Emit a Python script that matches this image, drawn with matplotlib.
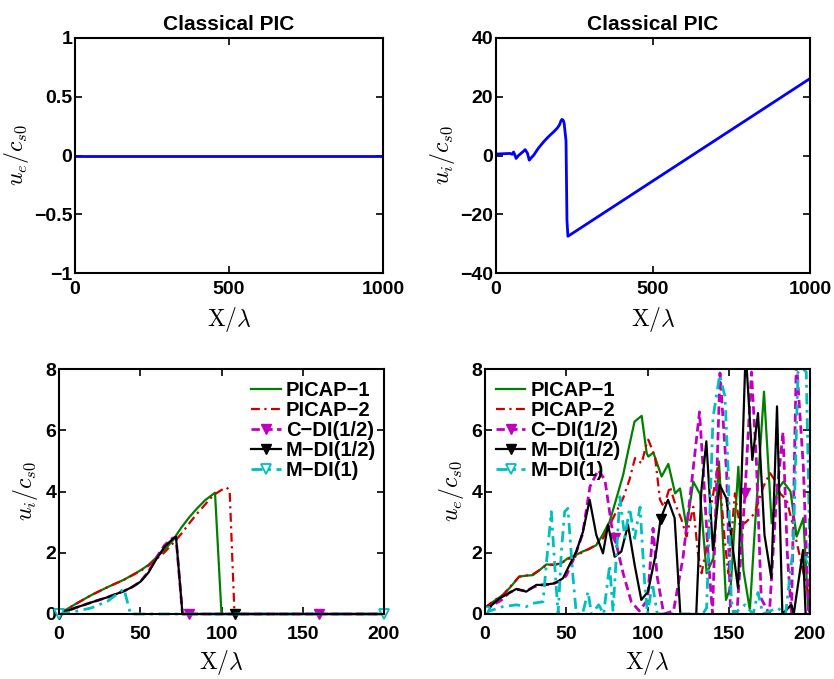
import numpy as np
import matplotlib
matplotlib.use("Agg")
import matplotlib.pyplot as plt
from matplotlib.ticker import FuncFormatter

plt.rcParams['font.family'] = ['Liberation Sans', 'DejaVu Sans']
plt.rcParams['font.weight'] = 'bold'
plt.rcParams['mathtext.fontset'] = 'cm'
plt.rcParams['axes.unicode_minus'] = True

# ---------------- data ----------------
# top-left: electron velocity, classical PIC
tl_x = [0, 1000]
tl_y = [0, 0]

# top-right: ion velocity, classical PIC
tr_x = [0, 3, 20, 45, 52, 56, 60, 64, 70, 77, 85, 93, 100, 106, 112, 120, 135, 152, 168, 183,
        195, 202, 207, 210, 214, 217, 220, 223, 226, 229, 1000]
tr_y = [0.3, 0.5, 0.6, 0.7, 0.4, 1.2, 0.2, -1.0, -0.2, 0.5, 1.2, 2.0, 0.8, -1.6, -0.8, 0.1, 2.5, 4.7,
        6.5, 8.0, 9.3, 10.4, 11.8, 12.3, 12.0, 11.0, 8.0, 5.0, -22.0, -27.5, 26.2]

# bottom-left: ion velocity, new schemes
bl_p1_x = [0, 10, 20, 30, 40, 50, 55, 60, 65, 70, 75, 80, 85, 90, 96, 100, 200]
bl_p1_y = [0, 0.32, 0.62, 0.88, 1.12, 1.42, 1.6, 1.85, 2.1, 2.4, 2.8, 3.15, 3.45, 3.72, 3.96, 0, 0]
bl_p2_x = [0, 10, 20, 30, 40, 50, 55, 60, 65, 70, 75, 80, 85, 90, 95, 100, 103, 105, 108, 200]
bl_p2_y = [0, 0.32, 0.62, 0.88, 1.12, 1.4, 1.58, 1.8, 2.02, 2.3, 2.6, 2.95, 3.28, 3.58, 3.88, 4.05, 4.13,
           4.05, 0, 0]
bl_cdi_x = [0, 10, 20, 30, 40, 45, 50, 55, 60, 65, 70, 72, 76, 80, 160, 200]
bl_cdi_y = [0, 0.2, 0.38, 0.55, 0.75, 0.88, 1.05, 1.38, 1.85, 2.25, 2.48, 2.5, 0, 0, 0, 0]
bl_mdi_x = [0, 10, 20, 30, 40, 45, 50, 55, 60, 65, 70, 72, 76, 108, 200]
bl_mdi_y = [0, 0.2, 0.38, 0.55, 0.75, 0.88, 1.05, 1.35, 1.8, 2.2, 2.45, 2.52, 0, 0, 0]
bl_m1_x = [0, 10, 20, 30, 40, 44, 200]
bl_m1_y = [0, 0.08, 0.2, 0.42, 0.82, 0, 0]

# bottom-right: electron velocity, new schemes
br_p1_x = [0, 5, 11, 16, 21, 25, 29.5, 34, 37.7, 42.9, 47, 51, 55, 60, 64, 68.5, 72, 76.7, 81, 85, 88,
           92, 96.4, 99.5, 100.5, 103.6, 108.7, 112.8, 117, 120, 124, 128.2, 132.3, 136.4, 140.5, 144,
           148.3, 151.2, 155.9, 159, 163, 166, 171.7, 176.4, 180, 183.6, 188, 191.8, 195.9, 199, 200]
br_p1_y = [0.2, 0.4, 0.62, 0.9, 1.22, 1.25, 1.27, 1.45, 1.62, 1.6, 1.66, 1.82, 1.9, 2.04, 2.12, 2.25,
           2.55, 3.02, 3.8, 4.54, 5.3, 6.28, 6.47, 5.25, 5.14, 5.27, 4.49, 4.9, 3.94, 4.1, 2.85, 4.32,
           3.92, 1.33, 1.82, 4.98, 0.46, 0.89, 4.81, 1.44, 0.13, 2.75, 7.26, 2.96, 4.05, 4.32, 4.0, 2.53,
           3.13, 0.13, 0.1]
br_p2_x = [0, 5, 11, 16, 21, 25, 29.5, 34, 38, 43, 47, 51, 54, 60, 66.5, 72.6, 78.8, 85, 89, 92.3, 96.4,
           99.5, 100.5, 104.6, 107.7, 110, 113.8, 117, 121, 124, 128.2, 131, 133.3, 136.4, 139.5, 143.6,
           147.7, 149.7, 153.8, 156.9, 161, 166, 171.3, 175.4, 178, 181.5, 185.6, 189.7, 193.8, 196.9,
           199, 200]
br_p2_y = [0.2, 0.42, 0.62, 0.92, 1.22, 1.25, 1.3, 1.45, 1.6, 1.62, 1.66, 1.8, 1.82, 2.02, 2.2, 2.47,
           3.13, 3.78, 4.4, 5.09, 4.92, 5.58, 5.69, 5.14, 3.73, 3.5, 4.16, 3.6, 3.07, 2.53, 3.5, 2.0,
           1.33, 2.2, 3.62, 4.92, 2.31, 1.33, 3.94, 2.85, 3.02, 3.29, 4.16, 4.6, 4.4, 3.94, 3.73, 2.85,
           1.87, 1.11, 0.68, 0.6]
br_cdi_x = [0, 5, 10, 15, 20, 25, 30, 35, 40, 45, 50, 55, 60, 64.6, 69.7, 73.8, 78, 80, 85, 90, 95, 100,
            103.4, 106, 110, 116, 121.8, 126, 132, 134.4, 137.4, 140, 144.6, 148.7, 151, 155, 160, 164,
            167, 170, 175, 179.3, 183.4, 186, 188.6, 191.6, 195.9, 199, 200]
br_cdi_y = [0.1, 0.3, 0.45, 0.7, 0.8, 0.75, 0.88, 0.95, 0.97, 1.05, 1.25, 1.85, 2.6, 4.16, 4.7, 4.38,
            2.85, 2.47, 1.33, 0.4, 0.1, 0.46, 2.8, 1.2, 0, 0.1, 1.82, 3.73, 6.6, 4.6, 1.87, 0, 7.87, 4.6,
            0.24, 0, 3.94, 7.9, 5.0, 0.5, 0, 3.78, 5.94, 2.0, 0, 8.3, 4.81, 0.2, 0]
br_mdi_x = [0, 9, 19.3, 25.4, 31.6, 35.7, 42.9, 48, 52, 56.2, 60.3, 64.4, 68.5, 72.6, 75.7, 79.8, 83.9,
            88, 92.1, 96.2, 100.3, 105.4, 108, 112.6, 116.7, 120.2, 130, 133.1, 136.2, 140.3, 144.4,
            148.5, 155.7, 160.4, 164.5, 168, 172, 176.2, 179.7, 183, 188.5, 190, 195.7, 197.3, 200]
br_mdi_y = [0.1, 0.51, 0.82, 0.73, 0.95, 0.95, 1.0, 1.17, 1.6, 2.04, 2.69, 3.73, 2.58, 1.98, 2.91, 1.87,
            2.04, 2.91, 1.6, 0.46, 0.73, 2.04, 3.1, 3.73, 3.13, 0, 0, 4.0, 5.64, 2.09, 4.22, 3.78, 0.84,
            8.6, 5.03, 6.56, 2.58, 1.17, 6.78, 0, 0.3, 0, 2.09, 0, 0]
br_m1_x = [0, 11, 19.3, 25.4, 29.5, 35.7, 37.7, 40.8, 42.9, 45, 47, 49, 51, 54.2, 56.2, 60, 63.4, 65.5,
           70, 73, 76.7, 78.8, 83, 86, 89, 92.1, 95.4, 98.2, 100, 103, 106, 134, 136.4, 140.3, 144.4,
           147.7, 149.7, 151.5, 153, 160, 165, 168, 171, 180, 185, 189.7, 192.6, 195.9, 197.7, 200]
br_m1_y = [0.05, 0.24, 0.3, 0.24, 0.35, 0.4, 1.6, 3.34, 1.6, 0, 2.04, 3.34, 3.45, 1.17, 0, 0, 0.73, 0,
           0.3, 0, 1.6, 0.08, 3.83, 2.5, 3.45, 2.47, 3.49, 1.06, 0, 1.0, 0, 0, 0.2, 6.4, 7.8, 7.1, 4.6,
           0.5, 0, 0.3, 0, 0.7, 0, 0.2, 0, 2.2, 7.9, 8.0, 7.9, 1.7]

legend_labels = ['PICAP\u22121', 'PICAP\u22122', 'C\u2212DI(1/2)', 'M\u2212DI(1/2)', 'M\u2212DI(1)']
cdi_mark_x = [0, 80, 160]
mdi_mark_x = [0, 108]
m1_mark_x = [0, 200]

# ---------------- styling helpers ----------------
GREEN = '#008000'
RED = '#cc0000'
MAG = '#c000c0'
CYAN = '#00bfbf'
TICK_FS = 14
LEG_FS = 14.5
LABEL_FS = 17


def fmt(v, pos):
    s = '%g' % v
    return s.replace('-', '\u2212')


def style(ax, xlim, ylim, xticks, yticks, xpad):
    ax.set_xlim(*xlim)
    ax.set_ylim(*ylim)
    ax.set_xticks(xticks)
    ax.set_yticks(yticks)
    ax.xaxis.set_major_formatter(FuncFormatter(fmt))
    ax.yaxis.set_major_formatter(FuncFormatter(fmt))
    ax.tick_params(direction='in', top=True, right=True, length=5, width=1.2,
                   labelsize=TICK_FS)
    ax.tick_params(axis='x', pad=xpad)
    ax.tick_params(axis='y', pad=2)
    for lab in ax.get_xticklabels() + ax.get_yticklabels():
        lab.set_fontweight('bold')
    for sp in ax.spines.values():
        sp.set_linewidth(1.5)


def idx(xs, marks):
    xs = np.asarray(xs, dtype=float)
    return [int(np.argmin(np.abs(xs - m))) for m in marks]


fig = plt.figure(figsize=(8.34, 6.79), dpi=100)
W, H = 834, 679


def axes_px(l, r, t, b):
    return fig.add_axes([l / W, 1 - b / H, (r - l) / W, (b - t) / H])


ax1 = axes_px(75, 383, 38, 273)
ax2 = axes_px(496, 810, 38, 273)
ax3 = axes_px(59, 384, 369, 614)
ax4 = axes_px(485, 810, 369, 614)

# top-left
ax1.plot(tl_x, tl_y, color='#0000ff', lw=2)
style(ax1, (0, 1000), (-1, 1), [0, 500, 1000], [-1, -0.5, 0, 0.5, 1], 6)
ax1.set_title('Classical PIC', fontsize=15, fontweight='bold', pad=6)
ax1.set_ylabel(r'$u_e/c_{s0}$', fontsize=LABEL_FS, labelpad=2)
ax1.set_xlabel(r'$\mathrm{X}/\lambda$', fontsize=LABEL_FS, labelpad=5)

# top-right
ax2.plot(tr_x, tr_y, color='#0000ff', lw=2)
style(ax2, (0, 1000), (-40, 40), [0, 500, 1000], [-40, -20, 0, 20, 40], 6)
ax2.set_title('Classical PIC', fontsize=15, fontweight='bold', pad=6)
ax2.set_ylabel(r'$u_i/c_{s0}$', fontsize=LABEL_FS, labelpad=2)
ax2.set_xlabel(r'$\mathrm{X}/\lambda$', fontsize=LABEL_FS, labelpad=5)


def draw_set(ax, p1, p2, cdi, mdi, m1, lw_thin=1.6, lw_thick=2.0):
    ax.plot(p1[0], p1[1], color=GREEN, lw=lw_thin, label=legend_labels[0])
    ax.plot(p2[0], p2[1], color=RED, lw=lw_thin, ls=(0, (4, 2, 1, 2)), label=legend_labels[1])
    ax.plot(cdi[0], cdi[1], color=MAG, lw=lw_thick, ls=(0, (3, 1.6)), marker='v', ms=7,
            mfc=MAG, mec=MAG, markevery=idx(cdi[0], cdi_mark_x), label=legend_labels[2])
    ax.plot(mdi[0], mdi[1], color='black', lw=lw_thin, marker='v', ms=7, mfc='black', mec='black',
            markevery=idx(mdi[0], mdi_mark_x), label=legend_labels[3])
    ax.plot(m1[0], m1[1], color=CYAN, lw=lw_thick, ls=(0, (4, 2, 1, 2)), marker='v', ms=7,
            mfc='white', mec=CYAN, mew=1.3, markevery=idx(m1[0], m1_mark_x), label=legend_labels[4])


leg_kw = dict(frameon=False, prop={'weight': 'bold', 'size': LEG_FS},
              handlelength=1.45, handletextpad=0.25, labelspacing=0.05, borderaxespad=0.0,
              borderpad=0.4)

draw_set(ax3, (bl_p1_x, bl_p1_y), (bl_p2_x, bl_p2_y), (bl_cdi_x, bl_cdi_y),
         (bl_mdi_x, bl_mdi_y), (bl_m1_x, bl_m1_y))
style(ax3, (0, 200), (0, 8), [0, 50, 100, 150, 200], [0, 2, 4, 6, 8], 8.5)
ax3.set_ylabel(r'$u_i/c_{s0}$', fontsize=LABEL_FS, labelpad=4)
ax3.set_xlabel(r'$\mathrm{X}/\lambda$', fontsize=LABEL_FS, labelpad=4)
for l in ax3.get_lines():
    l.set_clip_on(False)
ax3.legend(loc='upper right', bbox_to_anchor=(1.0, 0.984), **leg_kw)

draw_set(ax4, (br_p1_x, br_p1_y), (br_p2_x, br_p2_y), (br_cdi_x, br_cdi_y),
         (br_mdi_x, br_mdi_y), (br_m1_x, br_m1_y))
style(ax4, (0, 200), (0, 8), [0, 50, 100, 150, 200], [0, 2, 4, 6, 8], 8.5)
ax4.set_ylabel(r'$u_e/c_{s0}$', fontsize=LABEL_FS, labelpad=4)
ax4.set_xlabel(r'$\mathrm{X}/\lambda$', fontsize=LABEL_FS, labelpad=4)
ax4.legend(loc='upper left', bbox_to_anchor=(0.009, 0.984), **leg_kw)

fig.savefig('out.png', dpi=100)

_ _ _ _ _ _ _

(WRITTEN TASK):
Repeat only the lines from the beginning of the material through the line containing "-22.0, -27.5, 26.2]", both ends kept, leaving pictures out.

(THE RESPONSE):
Emit a Python script that matches this image, drawn with matplotlib.
import numpy as np
import matplotlib
matplotlib.use("Agg")
import matplotlib.pyplot as plt
from matplotlib.ticker import FuncFormatter

plt.rcParams['font.family'] = ['Liberation Sans', 'DejaVu Sans']
plt.rcParams['font.weight'] = 'bold'
plt.rcParams['mathtext.fontset'] = 'cm'
plt.rcParams['axes.unicode_minus'] = True

# ---------------- data ----------------
# top-left: electron velocity, classical PIC
tl_x = [0, 1000]
tl_y = [0, 0]

# top-right: ion velocity, classical PIC
tr_x = [0, 3, 20, 45, 52, 56, 60, 64, 70, 77, 85, 93, 100, 106, 112, 120, 135, 152, 168, 183,
        195, 202, 207, 210, 214, 217, 220, 223, 226, 229, 1000]
tr_y = [0.3, 0.5, 0.6, 0.7, 0.4, 1.2, 0.2, -1.0, -0.2, 0.5, 1.2, 2.0, 0.8, -1.6, -0.8, 0.1, 2.5, 4.7,
        6.5, 8.0, 9.3, 10.4, 11.8, 12.3, 12.0, 11.0, 8.0, 5.0, -22.0, -27.5, 26.2]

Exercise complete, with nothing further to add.